Question

The ratio of the areas of the greatest and the smallest circles touching \((x \pm 1)^2 + (y \pm 1)^2 = 1\) is (The equation \((x \pm 1)^2 + (y \pm 1)^2 = 1\) represents four circles with radius 1, centered at (1,1), (1,-1), (-1,1), (-1,-1).)

• A. \( \frac{\sqrt{3}+1}{\sqrt{3}-1} \)
• B. \( \frac{3+\sqrt{2}}{3-\sqrt{2}} \)
• C. \( \frac{3+2\sqrt{2}}{3-2\sqrt{2}} \)
• D. 4

Hint:

The equations \((x \pm c_x)^2 + (y \pm c_y)^2 = r^2\) describe circles.
For circles touching externally/internally, the distance between centers relates to the sum/difference of radii.
The smallest circle touching four given circles externally is like an incircle to the shape formed by them.
The greatest circle touching four given circles (and enclosing them) is like a circumcircle.
Area of a circle = \(\pi r^2\).

Answer 1

The Correct Option is C

The four given circles are: C1: \((x-1)^2+(y-1)^2=1\), center (1,1), radius r=1. C2: \((x-1)^2+(y+1)^2=1\), center (1,-1), radius r=1. C3: \((x+1)^2+(y-1)^2=1\), center (-1,1), radius r=1. C4: \((x+1)^2+(y+1)^2=1\), center (-1,-1), radius r=1. These four circles form a square arrangement.
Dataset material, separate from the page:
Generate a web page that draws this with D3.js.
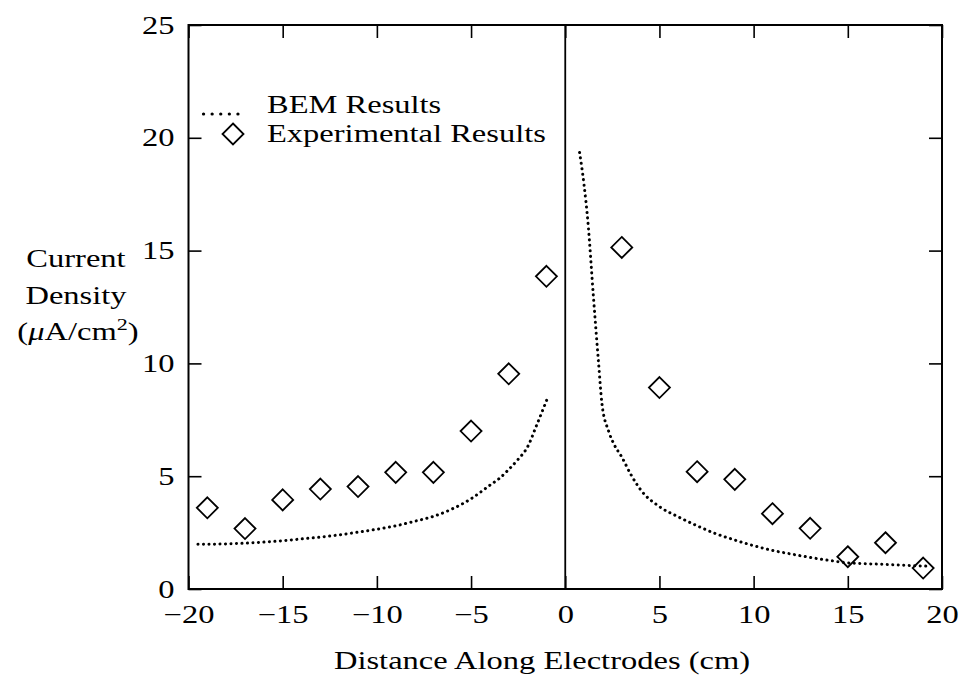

They touch the x and y axes. The smallest circle touching all four of these circles externally will be centered at the origin (0,0). Let its radius be \(r_{small}\). The distance from origin to center (1,1) is \(\sqrt{1^2+1^2} = \sqrt{2}\). This distance is \(r_{small} + r = r_{small} + 1\). So, \(r_{small}+1 = \sqrt{2} \Rightarrow r_{small} = \sqrt{2}-1\). Area of smallest circle \(A_{small} = \pi r_{small}^2 = \pi (\sqrt{2}-1)^2 = \pi (2 - 2\sqrt{2} + 1) = \pi (3 - 2\sqrt{2})\). The greatest circle touching all four of these circles (likely internally, or an enclosing circle) will also be centered at the origin (0,0). Let its radius be \(r_{greatest}\). This circle will enclose the four given circles and touch them. The distance from origin to the furthest point of any of the circles C1, C2, C3, C4. Consider C1, center (1,1), radius 1. Furthest point from origin on C1 is along the line connecting origin to (1,1), and is \((\sqrt{2})+1\) away from origin. So, \(r_{greatest} = \text{distance from origin to center of C1} + \text{radius of C1} = \sqrt{2} + 1\). Area of greatest circle \(A_{greatest} = \pi r_{greatest}^2 = \pi (\sqrt{2}+1)^2 = \pi (2 + 2\sqrt{2} + 1) = \pi (3 + 2\sqrt{2})\). Ratio of areas \( \frac{A_{greatest}}{A_{small}} = \frac{\pi (3 + 2\sqrt{2})}{\pi (3 - 2\sqrt{2})} = \frac{3 + 2\sqrt{2}}{3 - 2\sqrt{2}} \). This matches option (c). To rationalize (optional for matching): \( \frac{3+2\sqrt{2}}{3-2\sqrt{2}} \times \frac{3+2\sqrt{2}}{3+2\sqrt{2}} = \frac{(3+2\sqrt{2})^2}{3^2 - (2\sqrt{2})^2} = \frac{9 + 8 + 12\sqrt{2}}{9 - 8} = \frac{17+12\sqrt{2}}{1} = 17+12\sqrt{2} \). The option is given in unrationalized form. \[ \boxed{\frac{3+2\sqrt{2}}{3-2\sqrt{2}}} \]